ECLI:NL:RBSGR:2003:AO1333
Rechtbank 's-Gravenhage
- Eerste aanleg - enkelvoudig
- Rechtspraak.nl
Toetsing van de rechtmatigheid van de bewaring van een vreemdeling in het kader van de Vreemdelingenwet 2000
In deze zaak heeft de Rechtbank 's-Gravenhage op 23 september 2003 uitspraak gedaan in een beroep tegen de vrijheidsontnemende maatregel van bewaring van een vreemdeling, die geen rechtmatig verblijf had in Nederland. De vreemdeling, vertegenwoordigd door zijn advocaat mr. H.K. Westerhof, had beroep aangetekend tegen het besluit van de Minister voor Vreemdelingenzaken en Integratie, dat op 8 september 2003 was genomen. De rechtbank heeft vastgesteld dat de vreemdeling op 9 september 2003 een beroepschrift had ingediend, waarin ook schadevergoeding werd verzocht. Tijdens de openbare behandeling op 16 september 2003 was de vreemdeling aanwezig, bijgestaan door zijn gemachtigde, terwijl de verweerder werd vertegenwoordigd door zijn gemachtigde en een tolk in de Chinese taal aanwezig was.
De rechtbank heeft in haar overwegingen de relevante artikelen van de Vreemdelingenwet 2000 (Vw 2000) besproken, met name artikel 59, dat de voorwaarden voor bewaring van vreemdelingen regelt. De rechtbank oordeelde dat de noodzakelijke documenten voor de terugkeer van de vreemdeling binnen korte termijn beschikbaar moesten zijn. De rechtbank heeft vastgesteld dat acht dagen na de aanvang van de bewaring een geldig laissez-passer beschikbaar was, wat de rechtmatigheid van de bewaring bevestigde. De rechtbank heeft het standpunt van de gemachtigde van de vreemdeling verworpen, dat verweerder een kopie van het laissez-passer moest overleggen, en benadrukte dat pas bij twijfel aan de juistheid van de stellingen van verweerder een nadere toelichting vereist is.
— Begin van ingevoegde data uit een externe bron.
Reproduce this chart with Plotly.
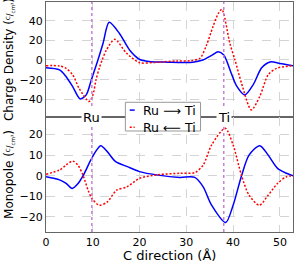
import plotly.graph_objects as go
from plotly.subplots import make_subplots

# ---- data ----
cd_fwd_x = [0, 2.9, 4.3, 5.7, 7.3, 8.6, 9.7, 11.1, 12.2, 13.5, 15.7, 17.9, 20, 22, 26, 31.4,
            33.5, 35.5, 36.8, 38.0, 39.6, 40.7, 42.5, 44.3, 46.1, 47.9, 50, 52.8]
cd_fwd_y = [-7.8, -10, -17, -27, -39.6, -35.5, -20, 0, 17, 38.3, 27, 10, 0.7, -1.5, -2.2, -2.2,
            0, 5, 8.4, 5, -13.5, -26, -35.5, -25, -8, -2, -3.5, -5.8]

cd_bwd_x = [0, 2.9, 4.3, 5.7, 7.1, 9.2, 10.0, 10.7, 11.4, 12.0, 12.9, 14.7, 17.2, 20, 23, 28, 31,
            32.9, 34.3, 35.7, 36.8, 37.6, 39.3, 40.4, 41.8, 43.9, 45.7, 47.5, 49.3, 52.8]
cd_bwd_y = [-5.8, -6.1, -8.5, -15, -29, -42.3, -36, -20, -8, 0, 10, 21, 7, -2.7, -2.5, -1, -0.7,
            1.7, 15, 34, 47, 51.5, 17, 0, -23.7, -50.8, -37, -15, -8.5, -5.8]

mp_fwd_x = [0, 2.9, 4.3, 5.6, 6.9, 8.0, 9.4, 10.6, 11.7, 13.1, 14.9, 17.4, 20, 24, 28.6, 31.8,
            33.6, 35.4, 38.4, 40, 41.8, 43.4, 45.7, 47.5, 49.5, 51.4, 52.8]
mp_fwd_y = [-0.5, -2, -3.7, -6.2, -3.7, 0.3, 6.8, 11.7, 14.6, 11.7, 6.8, 4.4, 2, 0.3, -0.8, -0.8,
            -5.4, -14.3, -22.7, -14.3, 0, 10, 14.6, 10, 3.6, 1.2, 0]

mp_bwd_x = [0, 2.9, 4.3, 5.7, 6.8, 7.9, 9.0, 9.8, 11.4, 13.1, 15.1, 17.3, 20, 24, 28.6, 31.8,
            33.6, 35.4, 38.3, 40, 41.8, 43.4, 45.6, 47.4, 49.5, 51.4, 52.8]
mp_bwd_y = [0.7, 2.8, 5.2, 7.1, 5.2, 0.3, -7, -11, -14.3, -12.7, -7, -5.4, -1.3, 0.5, 1.2, 1.5,
            5.2, 14.9, 23, 14.9, 0, -9.4, -14.3, -9.7, -3.7, -0.5, 0]

site_names = ["Ru", "Ti"]
site_pos = [9.8, 38.0]
legend_labels = ["Ru \u27f6 Ti", "Ru \u27f5 Ti"]
x_ticks = [0, 10, 20, 30, 40, 50]
x_title = "C direction (\u00c5)"

BLUE = "#0000ff"
RED = "#ff0000"
FONT = "DejaVu Sans"

fig = make_subplots(rows=2, cols=1, shared_xaxes=True, vertical_spacing=0)

line_fwd = dict(color=BLUE, width=1.5, shape="spline", smoothing=0.8)
line_bwd = dict(color=RED, width=1.5, dash="2px,1.8px", shape="spline", smoothing=0.8)

fig.add_trace(go.Scatter(x=cd_fwd_x, y=cd_fwd_y, mode="lines", line=line_fwd,
                         name=legend_labels[0], showlegend=False), row=1, col=1)
fig.add_trace(go.Scatter(x=cd_bwd_x, y=cd_bwd_y, mode="lines", line=line_bwd,
                         name=legend_labels[1], showlegend=False), row=1, col=1)
fig.add_trace(go.Scatter(x=mp_fwd_x, y=mp_fwd_y, mode="lines", line=line_fwd,
                         showlegend=False), row=2, col=1)
fig.add_trace(go.Scatter(x=mp_bwd_x, y=mp_bwd_y, mode="lines", line=line_bwd,
                         showlegend=False), row=2, col=1)

axis_common = dict(showline=True, linecolor="#666666", linewidth=1, mirror=True,
                   showgrid=True, gridcolor="#d4d4d4", griddash="dash", gridwidth=1,
                   zeroline=False, ticks="", automargin=False,
                   tickfont=dict(family=FONT, size=11, color="#000"))

frac = "(<span style='font-size:8px'><sup>C</sup>/<sub>cm\u00b3</sub></span>)"

fig.update_xaxes(range=[0, 52.8], tickvals=x_ticks, **axis_common)
fig.update_yaxes(**axis_common)
fig.update_yaxes(range=[-58, 59], tickvals=[-40, -20, 0, 20, 40], row=1, col=1,
                 title=dict(text="Charge Density " + frac,
                            font=dict(family=FONT, size=12, color="#000"), standoff=3))
fig.update_yaxes(range=[-27.3, 28.5], tickvals=[-20, -10, 0, 10, 20], row=2, col=1,
                 title=dict(text="Monopole " + frac,
                            font=dict(family=FONT, size=12, color="#000"), standoff=3))

shapes = []
annotations = []
for name, pos in zip(site_names, site_pos):
    shapes.append(dict(type="line", xref="x2", yref="paper", x0=pos, x1=pos, y0=0, y1=1,
                       line=dict(color="#c77fd8", width=1.5, dash="dot"), layer="above"))
    annotations.append(dict(x=pos, y=0.5, xref="x2", yref="paper", text=name, showarrow=False,
                            bgcolor="white", font=dict(family=FONT, size=13, color="#000"),
                            borderpad=1, xanchor="center", yanchor="middle"))

# x-axis title placed just under the tick labels, as in the reference
annotations.append(dict(x=0.5, y=-0.104, xref="paper", yref="paper", text=x_title,
                        showarrow=False, xanchor="center", yanchor="middle",
                        font=dict(family=FONT, size=13, color="#000")))

# legend box (drawn manually to match the compact reference legend)
shapes.append(dict(type="rect", xref="paper", yref="paper", x0=0.3213, x1=0.6256, y0=0.4391,
                   y1=0.5639, fillcolor="white", line=dict(color="#999999", width=1), layer="above"))
shapes.append(dict(type="line", xref="paper", yref="paper", x0=0.339, x1=0.359, y0=0.530, y1=0.530,
                   line=dict(color=BLUE, width=1.5), layer="above"))
shapes.append(dict(type="line", xref="paper", yref="paper", x0=0.339, x1=0.359, y0=0.455, y1=0.455,
                   line=dict(color=RED, width=1.5, dash="2px,1.8px"), layer="above"))
for lbl, yy in zip(legend_labels, [0.530, 0.455]):
    annotations.append(dict(x=0.383, y=yy, xref="paper", yref="paper", text=lbl, showarrow=False,
                            xanchor="left", yanchor="middle",
                            font=dict(family=FONT, size=12.5, color="#000")))

fig.update_layout(width=295, height=261, margin=dict(l=46, r=2, t=2, b=29),
                  paper_bgcolor="white", plot_bgcolor="white", showlegend=False,
                  shapes=shapes, annotations=annotations,
                  font=dict(family=FONT, color="#000"))

fig.write_html("out.html", config={"displayModeBar": False},
               post_script="document.body.style.margin='0';")
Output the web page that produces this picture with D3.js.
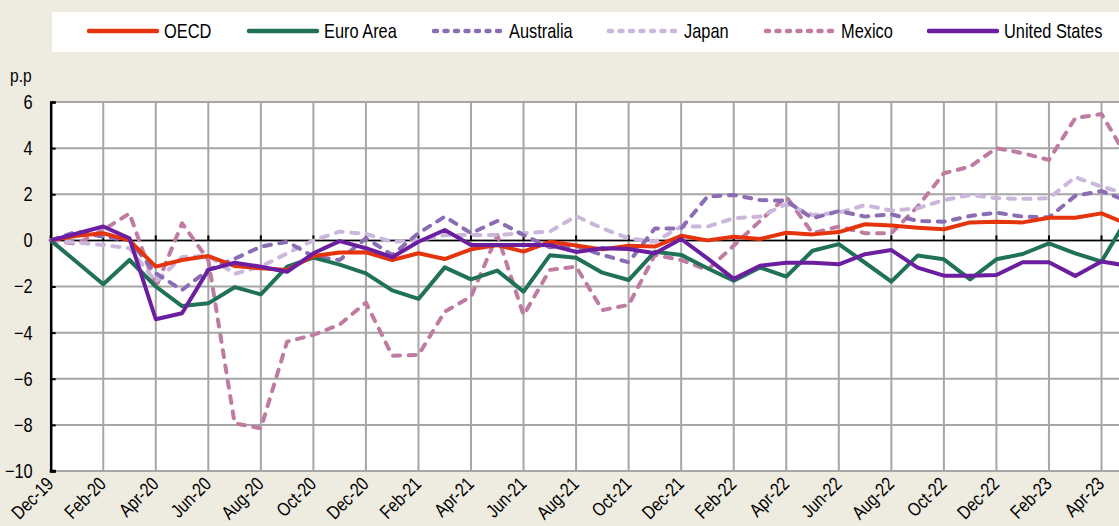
<!DOCTYPE html>
<html><head><meta charset="utf-8">
<script src="https://cdn.jsdelivr.net/npm/d3@7"></script>
<style>
body{margin:0;background:#eeebe1;overflow:hidden;}
svg{display:block;font-family:"Liberation Sans",Arial,sans-serif;}
</style>
</head><body>
<svg id="c" width="1119" height="526"></svg>
<script>
const months = ["Dec-19","Jan-20","Feb-20","Mar-20","Apr-20","May-20","Jun-20","Jul-20","Aug-20","Sep-20","Oct-20","Nov-20","Dec-20","Jan-21","Feb-21","Mar-21","Apr-21","May-21","Jun-21","Jul-21","Aug-21","Sep-21","Oct-21","Nov-21","Dec-21","Jan-22","Feb-22","Mar-22","Apr-22","May-22","Jun-22","Jul-22","Aug-22","Sep-22","Oct-22","Nov-22","Dec-22","Jan-23","Feb-23","Mar-23","Apr-23","May-23"];
const oecd = [0,0.2,0.31,0,-1.14,-0.85,-0.68,-1.11,-1.21,-1.28,-0.68,-0.53,-0.52,-0.85,-0.56,-0.81,-0.39,-0.2,-0.49,-0.06,-0.22,-0.39,-0.23,-0.27,0.2,0,0.16,0.06,0.33,0.26,0.36,0.7,0.64,0.55,0.48,0.78,0.81,0.78,0.98,0.98,1.17,0.7];
const euroArea = [0,-0.95,-1.9,-0.85,-2.0,-2.85,-2.73,-2.03,-2.34,-1.14,-0.75,-1.05,-1.43,-2.17,-2.54,-1.17,-1.69,-1.31,-2.22,-0.65,-0.75,-1.4,-1.72,-0.49,-0.63,-1.21,-1.75,-1.17,-1.57,-0.45,-0.16,-0.97,-1.79,-0.66,-0.82,-1.69,-0.82,-0.59,-0.13,-0.56,-0.92,1.0];
const australia = [0,0.38,0.16,0,-1.43,-2.15,-1.28,-0.8,-0.27,-0.06,-0.7,-0.85,0.09,-0.63,0.31,1.03,0.31,0.84,0.23,-0.3,-0.24,-0.63,-0.95,0.52,0.52,1.9,1.97,1.75,1.71,0.96,1.27,1.03,1.13,0.84,0.81,1.06,1.2,1.03,1.0,1.93,2.14,1.7];
const japan = [0,-0.1,-0.2,-0.34,-1.79,-0.72,-0.68,-1.45,-1.14,-0.56,0,0.38,0.28,-0.06,0,0.23,0.23,0.23,0.31,0.38,1.05,0.52,0.09,-0.06,0.6,0.6,0.96,1.03,1.58,1.1,1.2,1.53,1.29,1.39,1.75,1.97,1.83,1.8,1.83,2.74,2.33,2.0];
const mexico = [0,-0.15,0.45,1.17,-2.05,0.74,-0.85,-7.93,-8.15,-4.39,-4.1,-3.65,-2.7,-5.0,-4.97,-3.09,-2.44,0.23,-3.24,-1.28,-1.14,-3.02,-2.8,-0.63,-0.85,-1.28,-0.23,0.84,1.9,0.31,0.6,0.31,0.31,1.46,2.91,3.2,4.0,3.78,3.49,5.3,5.48,3.55];
const unitedStates = [0,0.3,0.6,0.09,-3.42,-3.16,-1.28,-0.97,-1.14,-1.36,-0.56,-0.03,-0.34,-0.73,-0.06,0.45,-0.2,-0.2,-0.2,-0.2,-0.5,-0.34,-0.37,-0.56,0.06,-0.78,-1.67,-1.1,-0.97,-0.97,-1.04,-0.6,-0.42,-1.18,-1.53,-1.53,-1.5,-0.95,-0.95,-1.54,-0.92,-1.1];
const yTicks = [-10,-8,-6,-4,-2,0,2,4,6];

const series = [
  {name:"OECD", values:oecd, color:"#e5330c", dash:null},
  {name:"Euro Area", values:euroArea, color:"#1f7158", dash:null},
  {name:"Australia", values:australia, color:"#8a6db5", dash:true},
  {name:"Japan", values:japan, color:"#cbb6dc", dash:true},
  {name:"Mexico", values:mexico, color:"#c07ba2", dash:true},
  {name:"United States", values:unitedStates, color:"#6b1fa0", dash:null}
];

const NARROW = 0.82;
const svg = d3.select("#c");
const x0 = 50.7, step = 26.27;
const x = d3.scalePoint().domain(months).range([x0, x0 + step*(months.length-1)]);
const y = d3.scaleLinear().domain([-10,6]).range([471,102]);

svg.append("rect").attr("x",x0).attr("y",y(6)).attr("width",1119-x0).attr("height",y(-10)-y(6)).attr("fill","#fff");

const tickMonths = months.filter((m,i)=>i%2===0);
svg.append("g").selectAll("line").data(yTicks).join("line")
  .attr("x1",x0).attr("x2",1119).attr("y1",d=>y(d)).attr("y2",d=>y(d))
  .attr("stroke","#a6a6a6").attr("stroke-width",2);
svg.append("g").selectAll("line").data(tickMonths.slice(1)).join("line")
  .attr("x1",d=>x(d)).attr("x2",d=>x(d)).attr("y1",y(6)).attr("y2",y(-10))
  .attr("stroke","#a6a6a6").attr("stroke-width",2);

svg.append("line").attr("x1",x0).attr("x2",1119).attr("y1",y(0)).attr("y2",y(0)).attr("stroke","#000").attr("stroke-width",1.5);
svg.append("g").selectAll("line").data(tickMonths).join("line")
  .attr("x1",d=>x(d)).attr("x2",d=>x(d)).attr("y1",y(0)-5).attr("y2",y(0))
  .attr("stroke","#000").attr("stroke-width",2);

const yAxis = d3.axisLeft(y).tickValues(yTicks).tickSize(-5).tickPadding(0).tickFormat(d3.format("d"));
const gy = svg.append("g").attr("transform",`translate(${x0},0)`).call(yAxis);
gy.select(".domain").attr("stroke","#000").attr("stroke-width",2.5);
gy.selectAll(".tick line").attr("stroke","#000").attr("stroke-width",2);
gy.selectAll(".tick text").attr("font-size",20).attr("fill","#000").attr("font-family",null)
  .attr("x",0).attr("transform",`translate(-18,0) scale(${NARROW},1)`);
svg.append("line").attr("x1",x0-1).attr("x2",x0+5).attr("y1",y(-10)).attr("y2",y(-10)).attr("stroke","#000").attr("stroke-width",2.5);

svg.append("g").selectAll("text").data(tickMonths).join("text")
  .attr("transform",d=>`translate(${x(d)+4},${485}) rotate(-45) scale(${NARROW},1)`)
  .attr("text-anchor","end").attr("font-size",19).attr("fill","#000")
  .text(d=>d);

svg.append("text").attr("transform",`translate(10,82) scale(${NARROW},1)`).attr("font-size",19).attr("fill","#000").text("p.p");

const line = d3.line().x((d,i)=>x(months[i])).y(d=>y(d));
const drawOrder = ["Mexico","Japan","Australia","Euro Area","OECD","United States"];
drawOrder.forEach(n=>{
  const s = series.find(s=>s.name===n);
  svg.append("path").datum(s.values).attr("d",line)
    .attr("fill","none").attr("stroke",s.color).attr("stroke-width",4)
    .attr("stroke-linejoin","round")
    .attr("stroke-linecap",s.dash?"round":"butt")
    .attr("stroke-dasharray",s.dash?"7,8.5":null);
});

svg.append("rect").attr("x",52).attr("y",12).attr("width",1100).attr("height",40).attr("fill","#fff");
const legX = [89,249,434,609,766,929];
const lg = svg.append("g").selectAll("g").data(series).join("g")
  .attr("transform",(d,i)=>`translate(${legX[i]},31)`);
lg.append("line").attr("x1",0).attr("x2",68).attr("y1",0).attr("y2",0)
  .attr("stroke",d=>d.color).attr("stroke-width",4.5).attr("stroke-linecap","round")
  .attr("stroke-dasharray",d=>d.dash?"3,7.5":null);
lg.append("text").attr("transform",`translate(75,0) scale(${NARROW},1)`).attr("dy","0.36em").attr("font-size",20).attr("fill","#000").text(d=>d.name);
</script>
</body></html>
De rechtbank concludeerde dat er geen strijd was met de Vw 2000 en dat de belangenafweging in redelijkheid was gerechtvaardigd. Het beroep van de vreemdeling werd ongegrond verklaard, en het verzoek om schadevergoeding werd afgewezen. De rechtbank oordeelde dat er geen termen aanwezig waren voor een proceskostenveroordeling.